*Exercise details*. Stop after the line containing "color=gA,bottom color=gB,draw=gR,minimum width=300pt,minimum": print each line exactly from the first line of the listing up to that point.

*Records for this exercise*.
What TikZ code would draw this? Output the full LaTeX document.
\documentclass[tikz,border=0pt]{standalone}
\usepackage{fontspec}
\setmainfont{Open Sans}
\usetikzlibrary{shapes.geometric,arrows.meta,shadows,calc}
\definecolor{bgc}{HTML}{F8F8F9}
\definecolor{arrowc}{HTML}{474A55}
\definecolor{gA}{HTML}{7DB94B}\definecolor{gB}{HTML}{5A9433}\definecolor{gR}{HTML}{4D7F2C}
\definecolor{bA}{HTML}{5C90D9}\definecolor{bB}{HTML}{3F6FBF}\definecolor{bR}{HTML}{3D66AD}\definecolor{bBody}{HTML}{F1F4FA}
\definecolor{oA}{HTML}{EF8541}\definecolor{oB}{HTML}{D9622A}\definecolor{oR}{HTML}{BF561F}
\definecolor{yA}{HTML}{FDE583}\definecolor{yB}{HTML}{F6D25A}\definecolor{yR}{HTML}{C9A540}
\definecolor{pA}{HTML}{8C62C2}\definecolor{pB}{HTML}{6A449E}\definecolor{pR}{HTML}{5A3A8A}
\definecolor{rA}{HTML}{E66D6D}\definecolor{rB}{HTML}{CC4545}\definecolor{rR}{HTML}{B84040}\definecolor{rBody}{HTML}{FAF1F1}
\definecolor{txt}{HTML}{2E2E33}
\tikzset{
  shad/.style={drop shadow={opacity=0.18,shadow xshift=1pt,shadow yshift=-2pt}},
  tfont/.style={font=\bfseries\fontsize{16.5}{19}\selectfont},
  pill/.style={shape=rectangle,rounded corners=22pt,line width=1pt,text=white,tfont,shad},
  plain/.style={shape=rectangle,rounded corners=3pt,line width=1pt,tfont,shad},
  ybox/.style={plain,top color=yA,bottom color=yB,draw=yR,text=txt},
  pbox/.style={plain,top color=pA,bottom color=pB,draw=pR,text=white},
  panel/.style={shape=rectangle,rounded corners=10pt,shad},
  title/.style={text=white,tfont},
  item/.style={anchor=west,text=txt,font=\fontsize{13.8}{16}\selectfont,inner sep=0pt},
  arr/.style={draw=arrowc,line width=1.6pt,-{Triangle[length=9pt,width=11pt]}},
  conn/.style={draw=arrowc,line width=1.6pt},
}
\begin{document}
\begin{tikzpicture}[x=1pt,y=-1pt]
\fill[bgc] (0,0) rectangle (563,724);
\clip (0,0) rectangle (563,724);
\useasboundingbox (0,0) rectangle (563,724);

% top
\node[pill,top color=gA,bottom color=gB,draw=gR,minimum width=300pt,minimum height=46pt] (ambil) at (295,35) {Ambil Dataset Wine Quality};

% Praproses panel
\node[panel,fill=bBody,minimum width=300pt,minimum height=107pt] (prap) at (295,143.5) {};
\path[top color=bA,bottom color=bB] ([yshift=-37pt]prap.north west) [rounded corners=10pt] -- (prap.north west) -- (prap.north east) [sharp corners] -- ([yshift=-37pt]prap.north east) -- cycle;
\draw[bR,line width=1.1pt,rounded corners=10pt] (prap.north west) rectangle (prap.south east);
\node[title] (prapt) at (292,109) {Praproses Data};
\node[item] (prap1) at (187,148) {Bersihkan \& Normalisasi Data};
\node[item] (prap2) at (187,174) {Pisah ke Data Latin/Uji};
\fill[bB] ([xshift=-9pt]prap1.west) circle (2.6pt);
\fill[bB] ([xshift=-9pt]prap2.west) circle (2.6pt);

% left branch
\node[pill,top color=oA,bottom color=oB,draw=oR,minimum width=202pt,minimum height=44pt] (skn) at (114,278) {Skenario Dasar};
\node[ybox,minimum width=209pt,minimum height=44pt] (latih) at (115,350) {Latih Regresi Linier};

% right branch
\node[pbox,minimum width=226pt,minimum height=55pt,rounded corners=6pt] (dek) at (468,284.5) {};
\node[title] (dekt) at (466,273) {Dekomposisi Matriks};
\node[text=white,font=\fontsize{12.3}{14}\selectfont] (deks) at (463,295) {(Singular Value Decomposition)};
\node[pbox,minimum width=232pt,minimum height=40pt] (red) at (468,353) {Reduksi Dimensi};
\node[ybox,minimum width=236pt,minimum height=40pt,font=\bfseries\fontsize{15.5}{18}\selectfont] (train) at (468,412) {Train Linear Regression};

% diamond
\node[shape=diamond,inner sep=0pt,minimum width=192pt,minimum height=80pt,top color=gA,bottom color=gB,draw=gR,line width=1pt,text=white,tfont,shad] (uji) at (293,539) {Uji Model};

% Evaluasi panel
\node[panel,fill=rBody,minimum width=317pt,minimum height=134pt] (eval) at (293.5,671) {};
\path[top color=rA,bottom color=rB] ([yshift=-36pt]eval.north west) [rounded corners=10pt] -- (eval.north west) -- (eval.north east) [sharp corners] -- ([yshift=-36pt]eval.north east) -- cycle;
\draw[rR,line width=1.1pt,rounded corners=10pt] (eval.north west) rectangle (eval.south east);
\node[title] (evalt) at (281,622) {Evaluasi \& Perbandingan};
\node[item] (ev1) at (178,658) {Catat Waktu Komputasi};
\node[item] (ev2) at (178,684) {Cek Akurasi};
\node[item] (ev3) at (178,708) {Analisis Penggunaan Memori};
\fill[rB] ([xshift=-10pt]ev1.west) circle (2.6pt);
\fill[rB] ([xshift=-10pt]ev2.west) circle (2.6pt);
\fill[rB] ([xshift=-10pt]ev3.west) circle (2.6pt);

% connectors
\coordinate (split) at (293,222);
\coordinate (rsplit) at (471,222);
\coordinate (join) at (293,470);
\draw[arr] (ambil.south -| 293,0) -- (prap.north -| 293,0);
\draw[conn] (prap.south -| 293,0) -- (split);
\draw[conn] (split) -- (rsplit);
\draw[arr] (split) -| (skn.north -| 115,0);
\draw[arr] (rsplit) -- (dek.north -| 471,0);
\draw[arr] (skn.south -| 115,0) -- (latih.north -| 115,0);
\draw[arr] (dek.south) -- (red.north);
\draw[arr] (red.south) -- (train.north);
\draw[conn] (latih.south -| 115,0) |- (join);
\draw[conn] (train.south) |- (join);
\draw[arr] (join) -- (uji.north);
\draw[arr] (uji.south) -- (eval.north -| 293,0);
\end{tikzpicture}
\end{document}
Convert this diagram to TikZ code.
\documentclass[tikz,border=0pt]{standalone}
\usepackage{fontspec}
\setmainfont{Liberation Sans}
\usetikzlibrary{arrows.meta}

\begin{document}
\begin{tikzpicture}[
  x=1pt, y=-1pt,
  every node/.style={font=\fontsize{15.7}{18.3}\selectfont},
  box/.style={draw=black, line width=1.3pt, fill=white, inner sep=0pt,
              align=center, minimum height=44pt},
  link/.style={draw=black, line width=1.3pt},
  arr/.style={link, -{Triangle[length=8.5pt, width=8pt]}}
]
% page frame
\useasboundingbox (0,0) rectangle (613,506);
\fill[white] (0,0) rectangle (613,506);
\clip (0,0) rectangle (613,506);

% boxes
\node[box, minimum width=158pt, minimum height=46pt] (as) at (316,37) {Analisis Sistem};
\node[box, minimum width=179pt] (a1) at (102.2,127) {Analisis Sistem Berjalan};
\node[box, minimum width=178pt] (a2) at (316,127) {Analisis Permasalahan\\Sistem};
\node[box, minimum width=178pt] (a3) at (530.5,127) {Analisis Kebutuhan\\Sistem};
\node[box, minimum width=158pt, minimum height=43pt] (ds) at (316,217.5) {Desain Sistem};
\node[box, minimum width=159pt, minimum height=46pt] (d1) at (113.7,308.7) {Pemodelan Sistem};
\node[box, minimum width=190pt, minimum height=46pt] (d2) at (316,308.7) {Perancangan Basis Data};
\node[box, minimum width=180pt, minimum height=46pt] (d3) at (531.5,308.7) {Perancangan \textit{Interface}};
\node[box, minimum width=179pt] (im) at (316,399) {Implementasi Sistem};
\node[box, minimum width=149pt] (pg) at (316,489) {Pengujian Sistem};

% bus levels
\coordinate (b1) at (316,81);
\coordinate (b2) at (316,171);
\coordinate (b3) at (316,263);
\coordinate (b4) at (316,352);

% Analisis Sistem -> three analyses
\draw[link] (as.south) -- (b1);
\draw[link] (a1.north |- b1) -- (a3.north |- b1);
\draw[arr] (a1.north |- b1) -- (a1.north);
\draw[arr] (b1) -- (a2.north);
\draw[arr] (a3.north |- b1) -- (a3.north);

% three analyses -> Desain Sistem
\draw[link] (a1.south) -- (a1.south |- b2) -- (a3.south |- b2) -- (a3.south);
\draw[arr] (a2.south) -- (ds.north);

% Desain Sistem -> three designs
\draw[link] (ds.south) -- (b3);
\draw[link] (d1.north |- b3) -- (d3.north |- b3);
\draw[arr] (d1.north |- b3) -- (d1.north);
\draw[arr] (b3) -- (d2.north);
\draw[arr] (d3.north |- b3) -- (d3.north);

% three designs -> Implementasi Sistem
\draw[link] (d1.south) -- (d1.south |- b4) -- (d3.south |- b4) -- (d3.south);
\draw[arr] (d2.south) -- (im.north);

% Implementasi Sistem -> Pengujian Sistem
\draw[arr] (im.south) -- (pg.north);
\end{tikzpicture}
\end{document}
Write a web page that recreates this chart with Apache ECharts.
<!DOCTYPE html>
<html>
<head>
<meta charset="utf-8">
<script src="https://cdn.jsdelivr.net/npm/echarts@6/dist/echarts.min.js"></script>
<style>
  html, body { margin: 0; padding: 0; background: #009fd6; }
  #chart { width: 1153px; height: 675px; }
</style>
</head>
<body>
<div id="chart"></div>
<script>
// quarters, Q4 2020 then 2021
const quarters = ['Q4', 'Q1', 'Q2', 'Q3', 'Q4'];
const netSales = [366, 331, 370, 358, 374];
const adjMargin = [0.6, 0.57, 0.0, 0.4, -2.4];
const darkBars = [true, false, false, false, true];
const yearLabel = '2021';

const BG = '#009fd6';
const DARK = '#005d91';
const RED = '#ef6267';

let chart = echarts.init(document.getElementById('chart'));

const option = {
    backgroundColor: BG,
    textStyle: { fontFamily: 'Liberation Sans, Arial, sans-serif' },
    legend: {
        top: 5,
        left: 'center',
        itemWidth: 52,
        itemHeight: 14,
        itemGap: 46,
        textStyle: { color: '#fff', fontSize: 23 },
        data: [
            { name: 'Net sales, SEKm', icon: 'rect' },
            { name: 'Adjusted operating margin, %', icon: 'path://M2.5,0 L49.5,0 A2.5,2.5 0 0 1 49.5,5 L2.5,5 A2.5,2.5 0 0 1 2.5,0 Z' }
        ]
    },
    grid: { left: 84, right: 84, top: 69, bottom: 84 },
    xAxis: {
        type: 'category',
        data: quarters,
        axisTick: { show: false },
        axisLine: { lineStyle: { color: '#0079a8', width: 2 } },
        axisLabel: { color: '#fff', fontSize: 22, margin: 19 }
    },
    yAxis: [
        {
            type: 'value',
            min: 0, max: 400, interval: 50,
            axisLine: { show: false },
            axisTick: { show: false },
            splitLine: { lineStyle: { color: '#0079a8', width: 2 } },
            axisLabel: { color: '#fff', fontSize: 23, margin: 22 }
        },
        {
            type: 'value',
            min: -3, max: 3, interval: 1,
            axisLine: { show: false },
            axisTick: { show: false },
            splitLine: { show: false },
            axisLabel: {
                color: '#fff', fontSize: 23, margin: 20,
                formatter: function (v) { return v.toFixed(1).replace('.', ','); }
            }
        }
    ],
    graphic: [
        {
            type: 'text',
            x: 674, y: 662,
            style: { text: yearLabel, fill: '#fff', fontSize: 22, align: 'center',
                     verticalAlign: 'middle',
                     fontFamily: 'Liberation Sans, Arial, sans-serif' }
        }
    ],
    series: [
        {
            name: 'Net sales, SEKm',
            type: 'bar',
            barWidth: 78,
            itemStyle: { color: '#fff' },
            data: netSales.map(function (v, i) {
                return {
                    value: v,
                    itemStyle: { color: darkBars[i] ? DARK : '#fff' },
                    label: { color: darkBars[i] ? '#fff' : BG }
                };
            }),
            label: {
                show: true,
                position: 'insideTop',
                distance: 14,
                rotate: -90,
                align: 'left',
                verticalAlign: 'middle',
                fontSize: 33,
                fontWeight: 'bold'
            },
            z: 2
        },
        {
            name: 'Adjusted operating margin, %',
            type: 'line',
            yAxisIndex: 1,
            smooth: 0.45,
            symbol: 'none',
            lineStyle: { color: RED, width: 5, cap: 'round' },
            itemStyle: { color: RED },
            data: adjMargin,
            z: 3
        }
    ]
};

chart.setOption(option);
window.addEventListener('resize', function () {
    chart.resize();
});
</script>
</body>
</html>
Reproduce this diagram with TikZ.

*Solution*.
What TikZ code would draw this? Output the full LaTeX document.
\documentclass[tikz,border=0pt]{standalone}
\usepackage{fontspec}
\setmainfont{Open Sans}
\usetikzlibrary{shapes.geometric,arrows.meta,shadows,calc}
\definecolor{bgc}{HTML}{F8F8F9}
\definecolor{arrowc}{HTML}{474A55}
\definecolor{gA}{HTML}{7DB94B}\definecolor{gB}{HTML}{5A9433}\definecolor{gR}{HTML}{4D7F2C}
\definecolor{bA}{HTML}{5C90D9}\definecolor{bB}{HTML}{3F6FBF}\definecolor{bR}{HTML}{3D66AD}\definecolor{bBody}{HTML}{F1F4FA}
\definecolor{oA}{HTML}{EF8541}\definecolor{oB}{HTML}{D9622A}\definecolor{oR}{HTML}{BF561F}
\definecolor{yA}{HTML}{FDE583}\definecolor{yB}{HTML}{F6D25A}\definecolor{yR}{HTML}{C9A540}
\definecolor{pA}{HTML}{8C62C2}\definecolor{pB}{HTML}{6A449E}\definecolor{pR}{HTML}{5A3A8A}
\definecolor{rA}{HTML}{E66D6D}\definecolor{rB}{HTML}{CC4545}\definecolor{rR}{HTML}{B84040}\definecolor{rBody}{HTML}{FAF1F1}
\definecolor{txt}{HTML}{2E2E33}
\tikzset{
  shad/.style={drop shadow={opacity=0.18,shadow xshift=1pt,shadow yshift=-2pt}},
  tfont/.style={font=\bfseries\fontsize{16.5}{19}\selectfont},
  pill/.style={shape=rectangle,rounded corners=22pt,line width=1pt,text=white,tfont,shad},
  plain/.style={shape=rectangle,rounded corners=3pt,line width=1pt,tfont,shad},
  ybox/.style={plain,top color=yA,bottom color=yB,draw=yR,text=txt},
  pbox/.style={plain,top color=pA,bottom color=pB,draw=pR,text=white},
  panel/.style={shape=rectangle,rounded corners=10pt,shad},
  title/.style={text=white,tfont},
  item/.style={anchor=west,text=txt,font=\fontsize{13.8}{16}\selectfont,inner sep=0pt},
  arr/.style={draw=arrowc,line width=1.6pt,-{Triangle[length=9pt,width=11pt]}},
  conn/.style={draw=arrowc,line width=1.6pt},
}
\begin{document}
\begin{tikzpicture}[x=1pt,y=-1pt]
\fill[bgc] (0,0) rectangle (563,724);
\clip (0,0) rectangle (563,724);
\useasboundingbox (0,0) rectangle (563,724);

% top
\node[pill,top color=gA,bottom color=gB,draw=gR,minimum width=300pt,minimum height=46pt] (ambil) at (295,35) {Ambil Dataset Wine Quality};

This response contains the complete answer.